No.20“福祉用具”の選択制導入
〜2024年度介護保険制度改定を解説します〜

介護保険制度は、要介護・要支援認定を受けた方が介護サービスを受けられる制度です。2000年に施行されて以来、3年ごとに社会情勢や環境変化などに合わせた制度の見直しにより、利用者やご家族は適切なサービスを受けることができます。2024年度の介護保険制度改正では、地域包括ケアシステムの推進や、職場環境の改善といった視点から改正が行われます。

改定の大きなテーマは4つあり、

  • 地域包括ケアシステムの深化・推進
  • 自立支援・重度化防止に向けた対応
  • 良質な介護サービスの効率的な提供に向けた働きやすい職場づくり
  • 制度の安定性・持続可能性の確保

があります。

ここでは、『地域包括ケアシステムの深化・推進』のなかの”福祉用具(介護用品)”に関する大きな変更点について見ていきたいと思います。これからの介護用品の導入を考える上で、理解しておきたいポイントがたくさんあります。

福祉用具の貸与と販売の選択制導入

最初に重要な改正点は、一部の福祉用具に対する貸与と販売の選択制導入です。介護保険制度では、「利用者が必要な福祉用具を適時、適切に使用し、利用者の安全を確保すること」が大切な観点となっており、原則として福祉用具は貸与を基本としています。一方で貸与になじまない性質のもの(他人が使用したものを再利用することに心理的抵抗感があるもの、使用によりもとの形態・品質が変化し再利用ができないもの)は、福祉用具の販売対象となっていて、購入費を保険給付されます。

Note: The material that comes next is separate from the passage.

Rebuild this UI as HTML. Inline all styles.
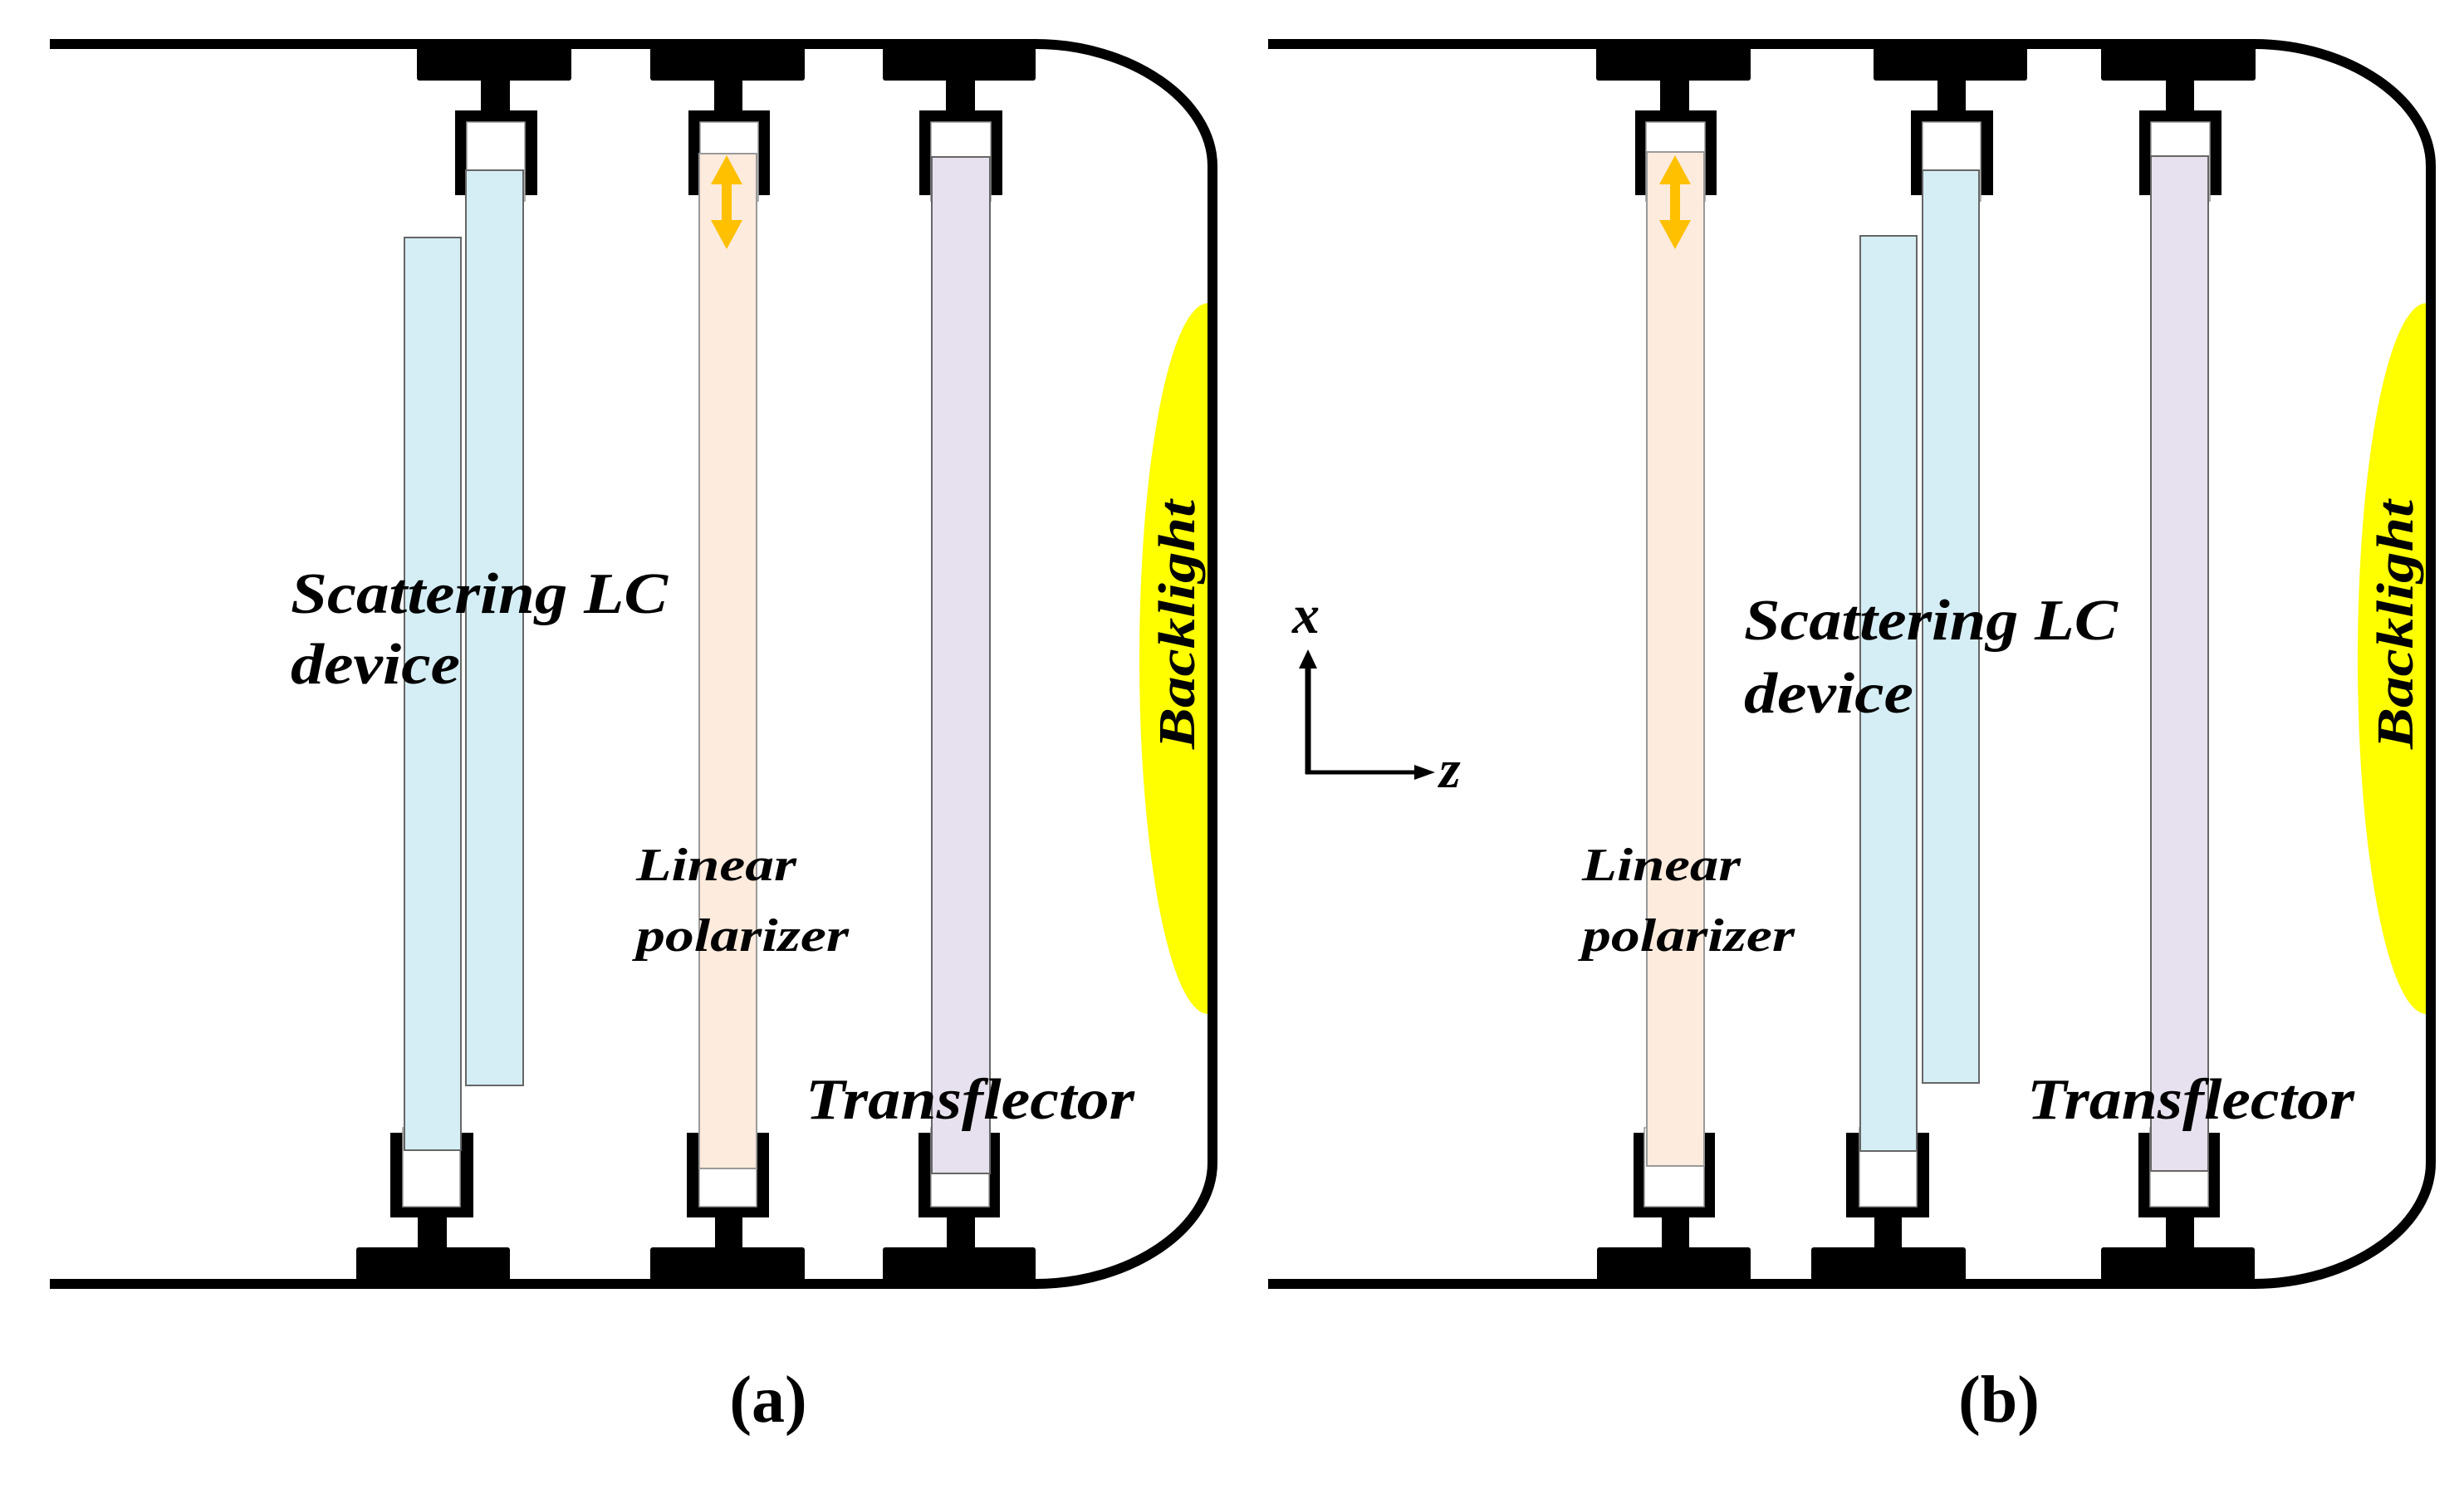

今回、貸与と販売の選択制を導入される福祉用具は、もともと貸与の対象品であった固定用スロープ(可搬型を除く)、歩行器(歩行車を除く)、単点杖(松葉づえを除く)、及び多点杖で、比較的低価格で購入することで利用者の負担が軽減できるものに限られます。具体的な選択制導入のプロセスでは、福祉用具専門相談員や介護支援専門員が利用者に十分な説明を行い、必要な情報を提供します。医師や専門職の意見、利用者の身体状況を踏まえた上で、最終的な提案が行われます。

なお、特定福祉用具は同一品目を購入できませんが、固定用スロープは複数の利用が想定されるため、複数個の購入が可能になるようです。

モニタリング実施時期の明確化

福祉用具の正しい利用と保守管理のためには、定期的なモニタリングが必要です。改定ではその時期を明確にし、計画の一部にモニタリングの実施時期を記載することが義務付けられています。具体的には、福祉用具を貸与する場合は、利用開始後6ヶ月以内に少なくとも一回、モニタリングを行い、貸与の継続か購入への切り替えかを検討することを求めています。

福祉用具専門相談員は貸与する福祉用具の定期的な点検を行い、必要に応じてメンテナンスを行います。では、もともと貸与品であった福祉用具を販売した場合のメンテナンスの対応はどうなるのでしょうか。基本的には販売した福祉用具の使用状況を確認するとともに、必要な場合は使用方法の指導や、メンテナンスの実施を努めるよう求められています。しかしこれは努力義務にとどまり、安全安心の確保が低下することが懸念されていて、選択制の課題となっています。いずれにしても福祉用具利用者との個別契約に基づき、適時・適切に対応することになります。

モニタリング結果の記録

モニタリングの結果は、利用者の安全と福祉用具の適切な利用状況の確認に役立ちます。このため、福祉用具専門相談員によるモニタリング結果の記録は、介護支援専門員に提供することが義務付けされます。これにより、利用者の状況に適した更なるサポートが可能となります。

福祉用具貸の安全利用のために

福祉用具に関する事故情報の公表、専門相談員の研修カリキュラム、選定基準の見直し、自治体向けの点検マニュアル作成など、サービスの質の向上と適正な給付の確保を図るための対策が検討されています。

今回の改定は、利用者一人ひとりに対する配慮と専門性の向上、そして制度全体の持続可能性を考えたものと言えます。2024年度の法改正・選択制の詳細を理解し、役立ててください。